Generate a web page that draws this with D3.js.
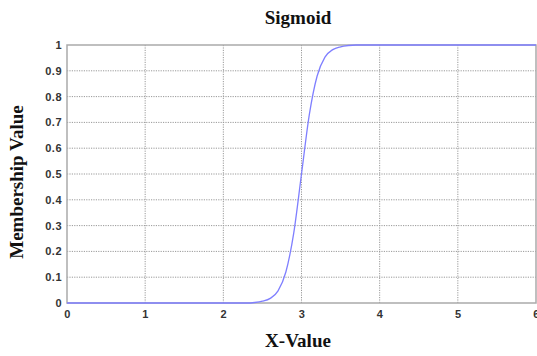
<!DOCTYPE html>
<html>
<head>
<meta charset="utf-8">
<script src="https://cdn.jsdelivr.net/npm/d3@7"></script>
<style>
  body { margin: 0; background: #fff; }
  .tick text { font-family: Arial, "Liberation Sans", sans-serif; font-size: 11px; font-weight: bold; fill: #333; letter-spacing: 0.5px; }
  .lbl { font-family: "Liberation Serif", "Times New Roman", serif; font-weight: bold; fill: #111; }
</style>
</head>
<body>
<svg id="chart" width="537" height="356"></svg>
<script>
// points
var xVals = [0, 2.3, 2.4, 2.5, 2.6, 2.7, 2.8, 2.9, 3.0, 3.1, 3.2, 3.3, 3.4, 3.5, 3.6, 3.7, 6];
var yVals = [0, 0, 0.002, 0.007, 0.018, 0.047, 0.12, 0.27, 0.5, 0.73, 0.88, 0.953, 0.982, 0.993, 0.998, 1, 1];
var xTicks = [0, 1, 2, 3, 4, 5, 6];
var yTicks = [0, 0.1, 0.2, 0.3, 0.4, 0.5, 0.6, 0.7, 0.8, 0.9, 1];

var svg = d3.select("#chart"),
    margin = {top: 45, right: 1, bottom: 53, left: 67},
    width = +svg.attr("width") - margin.left - margin.right,
    height = +svg.attr("height") - margin.top - margin.bottom,
    g = svg.append("g").attr("transform", "translate(" + margin.left + "," + margin.top + ")");

var x = d3.scaleLinear().domain([0, 6]).range([0, width]);
var y = d3.scaleLinear().domain([0, 1]).range([height, 0]);

// grid
g.append("g").selectAll("line").data(xTicks.slice(1, -1)).enter().append("line")
    .attr("x1", function(d) { return x(d); }).attr("x2", function(d) { return x(d); })
    .attr("y1", 0).attr("y2", height)
    .attr("stroke", "#999").attr("stroke-dasharray", "1.2,1.2");
g.append("g").selectAll("line").data(yTicks.slice(1, -1)).enter().append("line")
    .attr("y1", function(d) { return y(d); }).attr("y2", function(d) { return y(d); })
    .attr("x1", 0).attr("x2", width)
    .attr("stroke", "#999").attr("stroke-dasharray", "1.2,1.2");

// box
g.append("rect").attr("width", width).attr("height", height)
    .attr("fill", "none").attr("stroke", "#aaa").attr("stroke-width", 1.5);

var xAxis = g.append("g")
    .attr("transform", "translate(0," + height + ")")
    .call(d3.axisBottom(x).tickValues(xTicks).tickFormat(d3.format("d")).tickSize(0).tickPadding(7));
xAxis.select(".domain").remove();

var yAxis = g.append("g")
    .call(d3.axisLeft(y).tickValues(yTicks).tickFormat(function(d) { return d === 0 || d === 1 ? d : d.toFixed(1); }).tickSize(0).tickPadding(5));
yAxis.select(".domain").remove();

// curve
var pts = xVals.map(function(v, i) { return [v, yVals[i]]; });
g.append("path")
    .datum(pts)
    .attr("fill", "none")
    .attr("stroke", "#7f7fff")
    .attr("stroke-width", 1.3)
    .attr("d", d3.line().x(function(d) { return x(d[0]); }).y(function(d) { return y(d[1]); }).curve(d3.curveMonotoneX));

svg.append("text").attr("class", "lbl")
    .attr("x", 298).attr("y", 24)
    .attr("text-anchor", "middle").style("font-size", "19px")
    .text("Sigmoid");

svg.append("text").attr("class", "lbl")
    .attr("x", 298).attr("y", 347)
    .attr("text-anchor", "middle").style("font-size", "19px")
    .text("X-Value");

svg.append("text").attr("class", "lbl")
    .attr("transform", "translate(23,182) rotate(-90)")
    .attr("text-anchor", "middle").style("font-size", "19px")
    .text("Membership Value");
</script>
</body>
</html>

WHAT NEEDS TO BE DONE: The material above holds pictures; copy everything else in it exactly.

PROBLEM SOLUTION:
Generate a web page that draws this with D3.js.
<!DOCTYPE html>
<html>
<head>
<meta charset="utf-8">
<script src="https://cdn.jsdelivr.net/npm/d3@7"></script>
<style>
  body { margin: 0; background: #fff; }
  .tick text { font-family: Arial, "Liberation Sans", sans-serif; font-size: 11px; font-weight: bold; fill: #333; letter-spacing: 0.5px; }
  .lbl { font-family: "Liberation Serif", "Times New Roman", serif; font-weight: bold; fill: #111; }
</style>
</head>
<body>
<svg id="chart" width="537" height="356"></svg>
<script>
// points
var xVals = [0, 2.3, 2.4, 2.5, 2.6, 2.7, 2.8, 2.9, 3.0, 3.1, 3.2, 3.3, 3.4, 3.5, 3.6, 3.7, 6];
var yVals = [0, 0, 0.002, 0.007, 0.018, 0.047, 0.12, 0.27, 0.5, 0.73, 0.88, 0.953, 0.982, 0.993, 0.998, 1, 1];
var xTicks = [0, 1, 2, 3, 4, 5, 6];
var yTicks = [0, 0.1, 0.2, 0.3, 0.4, 0.5, 0.6, 0.7, 0.8, 0.9, 1];

var svg = d3.select("#chart"),
    margin = {top: 45, right: 1, bottom: 53, left: 67},
    width = +svg.attr("width") - margin.left - margin.right,
    height = +svg.attr("height") - margin.top - margin.bottom,
    g = svg.append("g").attr("transform", "translate(" + margin.left + "," + margin.top + ")");

var x = d3.scaleLinear().domain([0, 6]).range([0, width]);
var y = d3.scaleLinear().domain([0, 1]).range([height, 0]);

// grid
g.append("g").selectAll("line").data(xTicks.slice(1, -1)).enter().append("line")
    .attr("x1", function(d) { return x(d); }).attr("x2", function(d) { return x(d); })
    .attr("y1", 0).attr("y2", height)
    .attr("stroke", "#999").attr("stroke-dasharray", "1.2,1.2");
g.append("g").selectAll("line").data(yTicks.slice(1, -1)).enter().append("line")
    .attr("y1", function(d) { return y(d); }).attr("y2", function(d) { return y(d); })
    .attr("x1", 0).attr("x2", width)
    .attr("stroke", "#999").attr("stroke-dasharray", "1.2,1.2");

// box
g.append("rect").attr("width", width).attr("height", height)
    .attr("fill", "none").attr("stroke", "#aaa").attr("stroke-width", 1.5);

var xAxis = g.append("g")
    .attr("transform", "translate(0," + height + ")")
    .call(d3.axisBottom(x).tickValues(xTicks).tickFormat(d3.format("d")).tickSize(0).tickPadding(7));
xAxis.select(".domain").remove();

var yAxis = g.append("g")
    .call(d3.axisLeft(y).tickValues(yTicks).tickFormat(function(d) { return d === 0 || d === 1 ? d : d.toFixed(1); }).tickSize(0).tickPadding(5));
yAxis.select(".domain").remove();

// curve
var pts = xVals.map(function(v, i) { return [v, yVals[i]]; });
g.append("path")
    .datum(pts)
    .attr("fill", "none")
    .attr("stroke", "#7f7fff")
    .attr("stroke-width", 1.3)
    .attr("d", d3.line().x(function(d) { return x(d[0]); }).y(function(d) { return y(d[1]); }).curve(d3.curveMonotoneX));

svg.append("text").attr("class", "lbl")
    .attr("x", 298).attr("y", 24)
    .attr("text-anchor", "middle").style("font-size", "19px")
    .text("Sigmoid");

svg.append("text").attr("class", "lbl")
    .attr("x", 298).attr("y", 347)
    .attr("text-anchor", "middle").style("font-size", "19px")
    .text("X-Value");

svg.append("text").attr("class", "lbl")
    .attr("transform", "translate(23,182) rotate(-90)")
    .attr("text-anchor", "middle").style("font-size", "19px")
    .text("Membership Value");
</script>
</body>
</html>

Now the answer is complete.